- _Written task_:
Return the lines that follow, exactly as they appear, from the first through the one containing "const labelPos = [[46.4, 850], [37, 520], [43.3, 161]];"; no pictures are to be included.

════════════════════

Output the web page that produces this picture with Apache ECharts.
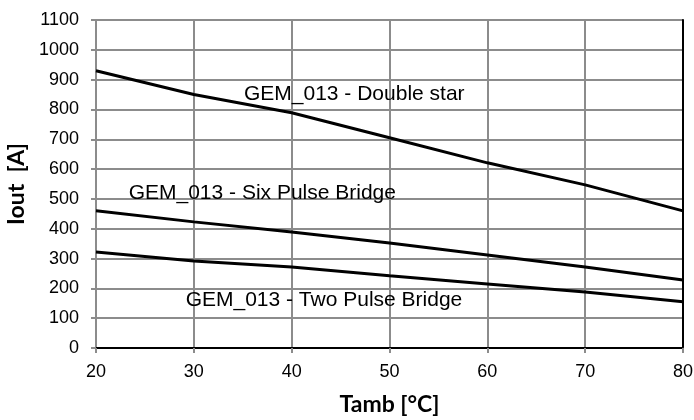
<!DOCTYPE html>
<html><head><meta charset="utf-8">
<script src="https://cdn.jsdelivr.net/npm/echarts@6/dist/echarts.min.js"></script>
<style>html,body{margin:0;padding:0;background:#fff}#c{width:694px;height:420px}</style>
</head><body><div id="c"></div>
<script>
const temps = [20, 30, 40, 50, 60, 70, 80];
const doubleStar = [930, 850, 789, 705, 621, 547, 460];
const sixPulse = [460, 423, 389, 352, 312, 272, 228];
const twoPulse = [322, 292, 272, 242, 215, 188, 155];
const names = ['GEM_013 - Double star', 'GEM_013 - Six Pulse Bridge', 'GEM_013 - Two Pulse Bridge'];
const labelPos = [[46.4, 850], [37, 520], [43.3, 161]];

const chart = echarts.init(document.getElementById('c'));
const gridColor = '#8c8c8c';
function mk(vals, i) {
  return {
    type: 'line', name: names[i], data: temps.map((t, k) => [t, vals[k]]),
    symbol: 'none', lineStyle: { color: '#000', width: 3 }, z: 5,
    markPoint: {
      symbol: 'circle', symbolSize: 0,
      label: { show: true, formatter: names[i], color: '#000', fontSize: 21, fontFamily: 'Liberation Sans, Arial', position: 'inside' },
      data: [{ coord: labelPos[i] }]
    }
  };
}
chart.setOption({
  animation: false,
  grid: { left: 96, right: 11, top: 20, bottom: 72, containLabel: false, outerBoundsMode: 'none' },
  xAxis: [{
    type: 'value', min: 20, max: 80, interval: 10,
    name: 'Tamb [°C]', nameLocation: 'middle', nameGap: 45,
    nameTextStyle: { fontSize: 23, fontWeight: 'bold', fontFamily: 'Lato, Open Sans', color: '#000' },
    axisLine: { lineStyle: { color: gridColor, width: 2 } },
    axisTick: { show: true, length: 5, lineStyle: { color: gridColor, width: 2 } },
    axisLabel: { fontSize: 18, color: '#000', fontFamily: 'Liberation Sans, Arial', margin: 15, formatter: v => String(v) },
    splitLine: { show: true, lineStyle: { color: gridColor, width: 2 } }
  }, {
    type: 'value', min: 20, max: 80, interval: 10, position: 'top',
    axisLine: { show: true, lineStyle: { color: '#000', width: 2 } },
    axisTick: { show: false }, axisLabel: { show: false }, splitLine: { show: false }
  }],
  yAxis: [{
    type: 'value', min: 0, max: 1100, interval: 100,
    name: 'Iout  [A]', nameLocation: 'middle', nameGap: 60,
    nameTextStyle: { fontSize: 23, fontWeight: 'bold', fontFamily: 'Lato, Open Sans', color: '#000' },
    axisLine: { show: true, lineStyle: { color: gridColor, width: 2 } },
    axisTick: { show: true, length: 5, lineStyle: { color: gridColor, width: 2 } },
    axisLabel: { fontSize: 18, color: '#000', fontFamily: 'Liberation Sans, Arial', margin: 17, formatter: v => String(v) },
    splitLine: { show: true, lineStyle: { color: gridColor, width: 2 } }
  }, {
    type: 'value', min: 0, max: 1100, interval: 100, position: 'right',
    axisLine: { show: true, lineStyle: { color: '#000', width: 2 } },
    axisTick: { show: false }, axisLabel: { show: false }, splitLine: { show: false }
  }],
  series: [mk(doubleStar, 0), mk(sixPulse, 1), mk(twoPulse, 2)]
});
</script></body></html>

════════════════════

- _Right answer_:
Output the web page that produces this picture with Apache ECharts.
<!DOCTYPE html>
<html><head><meta charset="utf-8">
<script src="https://cdn.jsdelivr.net/npm/echarts@6/dist/echarts.min.js"></script>
<style>html,body{margin:0;padding:0;background:#fff}#c{width:694px;height:420px}</style>
</head><body><div id="c"></div>
<script>
const temps = [20, 30, 40, 50, 60, 70, 80];
const doubleStar = [930, 850, 789, 705, 621, 547, 460];
const sixPulse = [460, 423, 389, 352, 312, 272, 228];
const twoPulse = [322, 292, 272, 242, 215, 188, 155];
const names = ['GEM_013 - Double star', 'GEM_013 - Six Pulse Bridge', 'GEM_013 - Two Pulse Bridge'];
const labelPos = [[46.4, 850], [37, 520], [43.3, 161]];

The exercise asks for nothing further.